The problem for a biographer is that Jacobs and her offspring have all the best lines. Kanigel sometimes feels like a setup man, and at other times like an encumbrance. Many an architecture profile goes unwritten because the subject is insufficiently charismatic; Jacobs has charisma (and, apparently, letters) to spare. Even a shopping trip with her sons at Macy’s turns into a scene from an insurrectionist sit-com. “Is the long underwear for hunting or for fishing?,” a clerk asks. “It’s for picketing,” replies Jane. A few years later, when the boys are older, Jane is arrested at a public hearing about the Lower Manhattan Expressway at Seward Park High School, and after “the prosecutor made such a case of what a monster I was,” she arrived home depressed. When her oldest son, Ned, came home from school, she told him what had happened. He listened, then said, “You know, for a woman of fifty-three, you lead a very exciting life.” “All of a sudden,” she recalls, “I felt about a thousand percent better.”

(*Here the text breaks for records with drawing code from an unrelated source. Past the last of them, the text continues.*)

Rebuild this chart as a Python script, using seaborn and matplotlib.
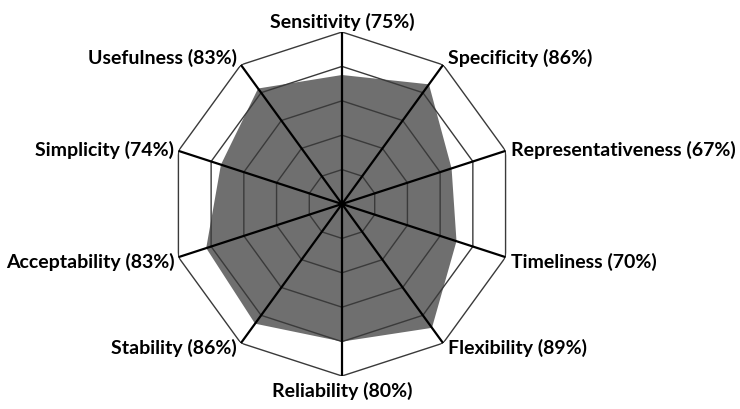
import numpy as np
import matplotlib
matplotlib.use("Agg")
import matplotlib.pyplot as plt
import seaborn as sns

# data (clockwise from top)
categories = ["Sensitivity", "Specificity", "Representativeness", "Timeliness",
              "Flexibility", "Reliability", "Stability", "Acceptability",
              "Simplicity", "Usefulness"]
scores = [75, 86, 67, 70, 89, 80, 86, 83, 74, 83]
grid_levels = [0.2, 0.4, 0.6, 0.8, 1.0]

sns.set_theme(style="white")
plt.rcParams["font.family"] = ["Lato", "DejaVu Sans"]

n = len(categories)
angles = np.linspace(0, 2 * np.pi, n, endpoint=False)
closed = np.append(angles, angles[0])
vals = np.array(scores) / 100.0

fig = plt.figure(figsize=(7.4, 4.1), dpi=100)
ax = fig.add_axes([0.2297, 0.0805, 0.4649, 0.839], projection="polar")
ax.set_theta_zero_location("N")
ax.set_theta_direction(-1)
ax.set_ylim(0, 1)
ax.grid(False)
ax.spines["polar"].set_visible(False)
ax.set_xticks([])
ax.set_yticks([])
ax.patch.set_alpha(0)

# filled series
ax.fill(closed, np.append(vals, vals[0]), color="#6f6f6f", zorder=1, lw=0)

# polygonal grid rings
for lv in grid_levels:
    ax.plot(closed, [lv] * (n + 1), color="#3a3a3a", lw=1.0, zorder=2)

# spokes
for a in angles:
    ax.plot([a, a], [0, 1], color="black", lw=1.6, zorder=3)

# category labels
for a, cat, s in zip(angles, categories, scores):
    deg = np.degrees(a) % 360
    label = f"{cat} ({s}%)"
    if deg < 1:
        ha, va, off = "center", "bottom", (0, 2)
    elif abs(deg - 180) < 1:
        ha, va, off = "center", "top", (0, -5)
    elif deg < 180:
        ha, va = "left", "center"
        off = (5, -4)
        if 40 > deg > 30:
            off = (5, 8)
        elif 75 > deg > 70:
            off = (5, 2)
    else:
        ha, va = "right", "center"
        off = (-4, -4)
        if deg > 320:
            off = (-4, 8)
        elif 290 > deg > 285:
            off = (-4, 2)
    ax.annotate(label, xy=(a, 1.0), xytext=off, textcoords="offset pixels",
                ha=ha, va=va, fontsize=14, fontweight="bold", color="black",
                annotation_clip=False)

fig.savefig("out.png", dpi=100, facecolor="white")
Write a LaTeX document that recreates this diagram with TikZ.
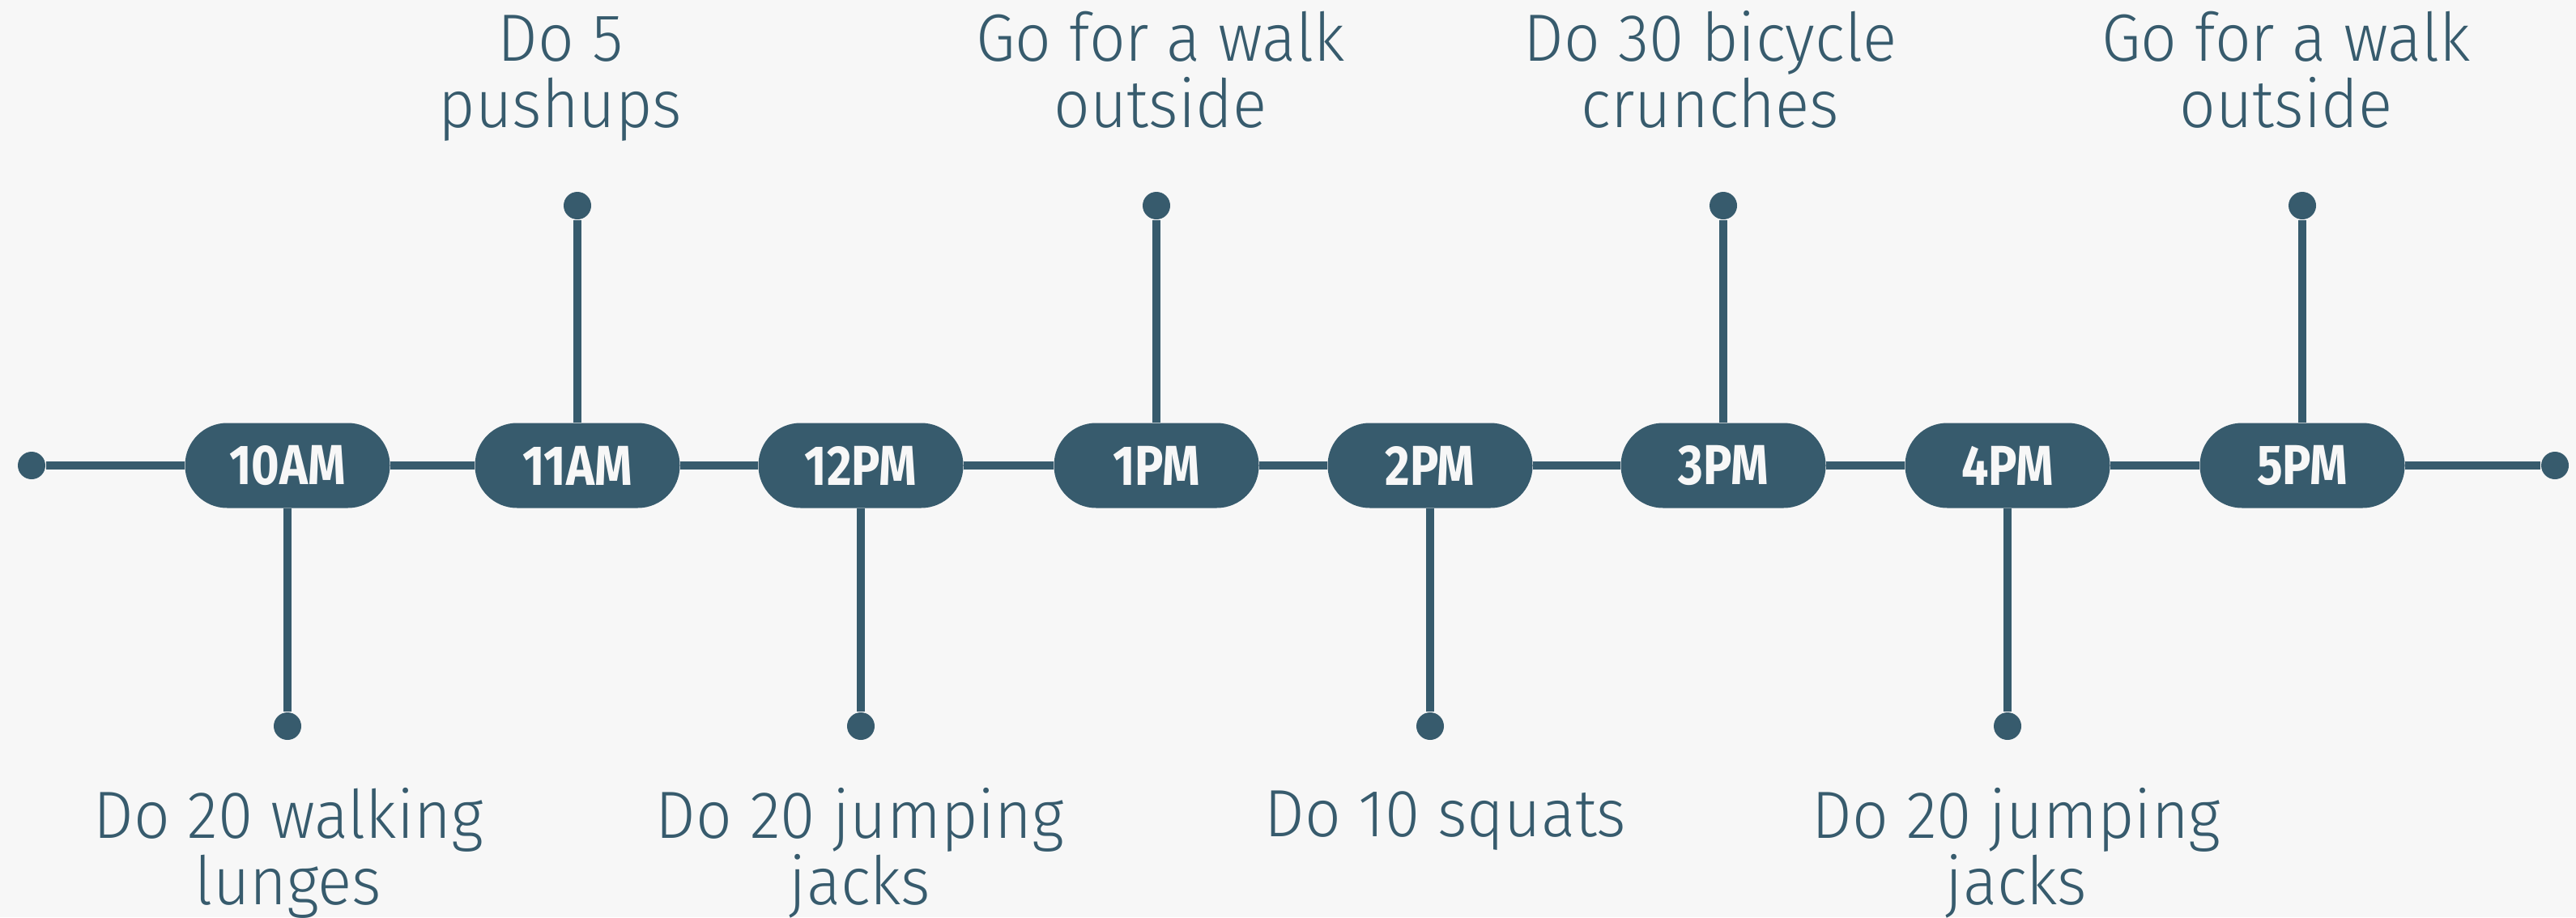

At its best, “Eyes on the Street” allows us to see Jacobs as a prototypical modern woman, not a cardboard saint, biking to work at the Time & Life Building, using her (willing) children as props in protests, fighting for time to write, talking everything over with her supportive architect husband.

Where do critics come from? They come from families like the Butzners. On another day, young Jane was sent to the principal’s office (again) for doing something foolish. The principal called her father, who responded: “I’m a busy man. You’re a busy educator. I’ll take care of my problems. You take care of yours.” With “Death and Life,” by fighting expressways, in asking, “Where are the people?,” Jane Jacobs was trying to take care of her problems, and ours.